If a Woman is abusing a child..
Step up..
If a Child is cutting themselves..
Step up..
There are instances, more than I wish to think about..where is makes sense to butt in..
I get that...it's called humanity..
and we could use a lot more of it.
But being a hypocritical judgemental person..
We could use a lot less of that please...
I mean seriously..Do you think you are the first smart ass person to be rude to me....
Yes I know how babies are made..
Yes we have Tv..
Yes my hands are full..
And so is my heart...
I am not asking you for your help..
I am not begging you for money...
and I do not want your opinion on the number of children I have or do not have.
If someone chooses to not have children...
I do not judge them..
If they choose to have one..or two..
I do not judge them..
So why must they judge me..
And believe me I went through my smart mouthed right back at ya stage...
I was young and angry and hurting and tired of the judgement..
I came back with the oh honey I obviously know how they are made better than you...
and doesn't that just burn you biscuits I get more sex with three kids then you get with none...
The TV oh you mean that thing you can watch porn on right...yeah that's your thing I don't watch that I get the real thing...that's how babies are made...
My hands, no they aren't full wanna see how empty they are I can gladly slap you with one :P
Yeah I have one smart mouth lol thank you Daddy for that..
But now I just laugh..because really if you are that wrapped up in thinking you are doing everything right..
That your life is the only way to live it...
Well honey I am not the one that needs to worry then.
Cause lets face it...if you know me you know I am stubborn...
You can't beat your special needs nancy...
Really tell that to going from the Special Ed program to the bright program in 6months
Oh you will never make friends Nancy...hmm funny I seem to have quite a lot..and some really freaking awesome ones to
You and Devon will never last Nancy...
Yeah okay we are seeming to do just fine..

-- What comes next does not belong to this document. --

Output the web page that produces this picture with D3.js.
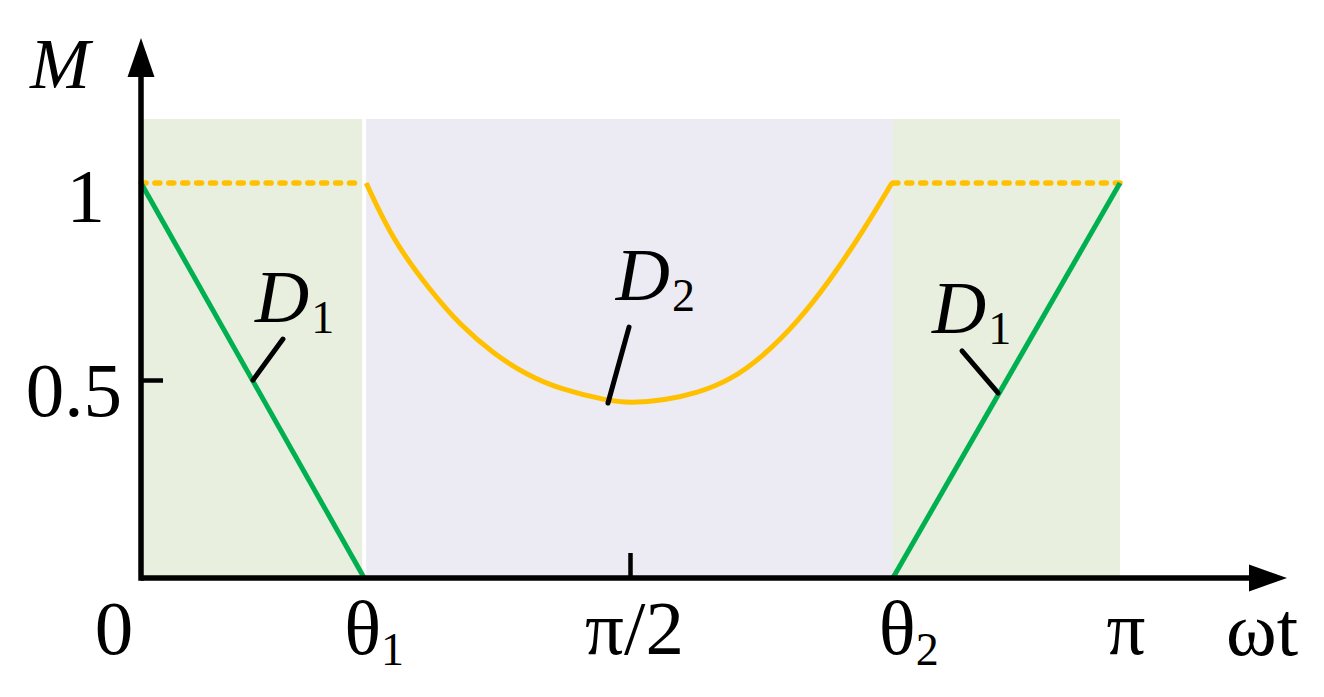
<!DOCTYPE html>
<html>
<head>
<meta charset="utf-8">
<script src="https://cdn.jsdelivr.net/npm/d3@7"></script>
<style>
  html, body { margin: 0; padding: 0; background: #fff; }
  svg { display: block; }
  text { font-family: "Liberation Serif", "Times New Roman", serif; fill: #000; }
</style>
</head>
<body>
<svg id="chart" width="1324" height="697"></svg>
<script>
// ---- data (x in units of π, y = M) ----
const theta1 = 0.228;
const theta2 = 0.768;
const xTickValues = [0, theta1, 0.5, theta2, 1];
const xTickLabels = [["0"], ["θ", "1"], ["π/2"], ["θ", "2"], ["π"]];
const yTickValues = [1, 0.5];
const yTickLabels = ["1", "0.5"];

// D1 (green straight lines)
const d1Left = [[0, 1], [theta1, 0]];
const d1Right = [[theta2, 0], [1, 1]];
// D2 (yellow curve)
const d2X = [0.230, 0.257, 0.295, 0.326, 0.360, 0.394, 0.428, 0.476, 0.500, 0.535, 0.568, 0.602, 0.635, 0.670, 0.704, 0.738, 0.767];
const d2Y = [1.000, 0.856, 0.729, 0.640, 0.568, 0.514, 0.478, 0.449, 0.443, 0.450, 0.468, 0.501, 0.560, 0.646, 0.754, 0.880, 1.000];
// dotted M = 1 segments
const dottedLeft = [[0, 1], [theta1 - 0.004, 1]];
const dottedRight = [[theta2, 1], [1, 1]];

// shaded bands
const bandTop = 1.162;
const bands = [
  { x0: 0, x1: theta1 - 0.002, color: "#E9EFDE" },
  { x0: theta1 + 0.002, x1: theta2, color: "#ECEAF2" },
  { x0: theta2, x1: 1, color: "#E9EFDE" }
];

// annotations (label anchor + leader line)
const annotations = [
  { main: "D", sub: "1", lx: 0.1165, ly: 0.648, line: [[0.145, 0.605], [0.1144, 0.501]] },
  { main: "D", sub: "2", lx: 0.4850, ly: 0.704, line: [[0.4985, 0.635], [0.477, 0.443]] },
  { main: "D", sub: "1", lx: 0.8080, ly: 0.620, line: [[0.8386, 0.5747], [0.8754, 0.4684]] }
];

// ---- drawing ----
const svg = d3.select("#chart");
const x = d3.scaleLinear().domain([0, 1]).range([141, 1120]);
const y = d3.scaleLinear().domain([0, 1]).range([578, 183]);

const GREEN = "#00B050", YELLOW = "#FFC000";
const LW = 5;

// bands
svg.selectAll("rect.band").data(bands).join("rect")
  .attr("class", "band")
  .attr("x", d => x(d.x0))
  .attr("width", d => x(d.x1) - x(d.x0))
  .attr("y", y(bandTop))
  .attr("height", y(0) - y(bandTop))
  .attr("fill", d => d.color);

const line = d3.line().x(d => x(d[0])).y(d => y(d[1]));

// dotted lines
[dottedLeft, dottedRight].forEach(seg => {
  svg.append("path").attr("d", line(seg))
    .attr("fill", "none").attr("stroke", YELLOW).attr("stroke-width", LW + 0.5)
    .attr("stroke-linecap", "round").attr("stroke-dasharray", "5 8.9");
});

// D2 curve
const d2 = d2X.map((v, i) => [v, d2Y[i]]);
svg.append("path").attr("d", d3.line().x(d => x(d[0])).y(d => y(d[1])).curve(d3.curveBasis)(d2))
  .attr("fill", "none").attr("stroke", YELLOW).attr("stroke-width", LW);

// D1 lines
[d1Left, d1Right].forEach(seg => {
  svg.append("path").attr("d", line(seg))
    .attr("fill", "none").attr("stroke", GREEN).attr("stroke-width", LW);
});

// leader lines
svg.selectAll("path.leader").data(annotations).join("path")
  .attr("class", "leader")
  .attr("d", d => line(d.line))
  .attr("stroke", "#000").attr("stroke-width", LW).attr("stroke-linecap", "round");

// annotation labels
annotations.forEach(a => {
  const t = svg.append("text").attr("x", x(a.lx)).attr("y", y(a.ly));
  t.append("tspan").attr("font-style", "italic").attr("font-size", 75).text(a.main);
  t.append("tspan").attr("font-size", 46).attr("dy", 11).attr("dx", 2).text(a.sub);
});

// axes
const axisG = svg.append("g");
axisG.append("line").attr("x1", x(0)).attr("x2", 1252).attr("y1", y(0)).attr("y2", y(0))
  .attr("stroke", "#000").attr("stroke-width", 5.5);
axisG.append("line").attr("x1", x(0)).attr("x2", x(0)).attr("y1", y(0) + 2.75).attr("y2", 75)
  .attr("stroke", "#000").attr("stroke-width", 5.5);
// arrowheads
axisG.append("path").attr("d", `M${x(0)},38 L${x(0) - 13.5},77 L${x(0) + 13.5},77 Z`).attr("fill", "#000");
axisG.append("path").attr("d", `M1287,${y(0)} L1249,${y(0) - 13.5} L1249,${y(0) + 13.5} Z`).attr("fill", "#000");

// small ticks
axisG.append("line").attr("x1", x(0)).attr("x2", x(0) + 22).attr("y1", y(0.5)).attr("y2", y(0.5))
  .attr("stroke", "#000").attr("stroke-width", 4.5);
axisG.append("line").attr("x1", x(0.5)).attr("x2", x(0.5)).attr("y1", y(0)).attr("y2", y(0) - 25)
  .attr("stroke", "#000").attr("stroke-width", 4.5);

// x tick labels
const xLabelOffsets = [-27, -20, 4, -14, 6];
xTickValues.forEach((v, i) => {
  const parts = xTickLabels[i];
  const t = svg.append("text").attr("y", 654).attr("font-size", 77);
  if (parts.length === 1) {
    t.attr("x", x(v) + xLabelOffsets[i]).attr("text-anchor", "middle").text(parts[0]);
  } else {
    t.attr("x", x(v) + xLabelOffsets[i]).attr("text-anchor", "start");
    t.append("tspan").text(parts[0]);
    t.append("tspan").attr("font-size", 46).attr("dy", 11).text(parts[1]);
  }
});

// y tick labels
yTickValues.forEach((v, i) => {
  svg.append("text").attr("x", i === 0 ? 105 : 122).attr("y", y(v) + (i === 0 ? 39 : 35))
    .attr("text-anchor", "end").attr("font-size", 77).text(yTickLabels[i]);
});

// axis titles
svg.append("text").attr("x", 30).attr("y", 88).attr("font-size", 72).attr("font-style", "italic").text("M");
svg.append("text").attr("x", 1226).attr("y", 655).attr("font-size", 77).text("ωt");
</script>
</body>
</html>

8 kids??? You're Crazy...Just wait until you have some you will change your mind..it's different when they are yours...
hmm okay then...
I have just come to realize...I am lucky to be who I am...Because you doubting me..
Just makes me more determined...
And I have to say it's defintely one of my top qualities about myself..
Now thankfully I am not stupid..
If you tell me I can't jump off the space needle and live I will probably look at you an saw no really lol
 but you get the point.
The point is..what is the point to being judgemental..
Does it really make you feel superior?
Does your one spoiled screaming child 
(just an example I do not think all only children are spoiled and misbehaved)
Make you feel so much better than me with my behaving 5 children?
Does your six failed marriages make you feel better..
Because you didn't get married young like I did?
Does it feel better to not be getting any from your husband and judge me because I do...
I just don't understand it..
So please enlighten me..
And when you do, Maybe..just maybe you will be enlightened to..
Because it comes down to..
I am happy and I am blessed and if you feel threatened by that..
That's your problem but I will not let it ruin me..
So say what you must and I will do what I do.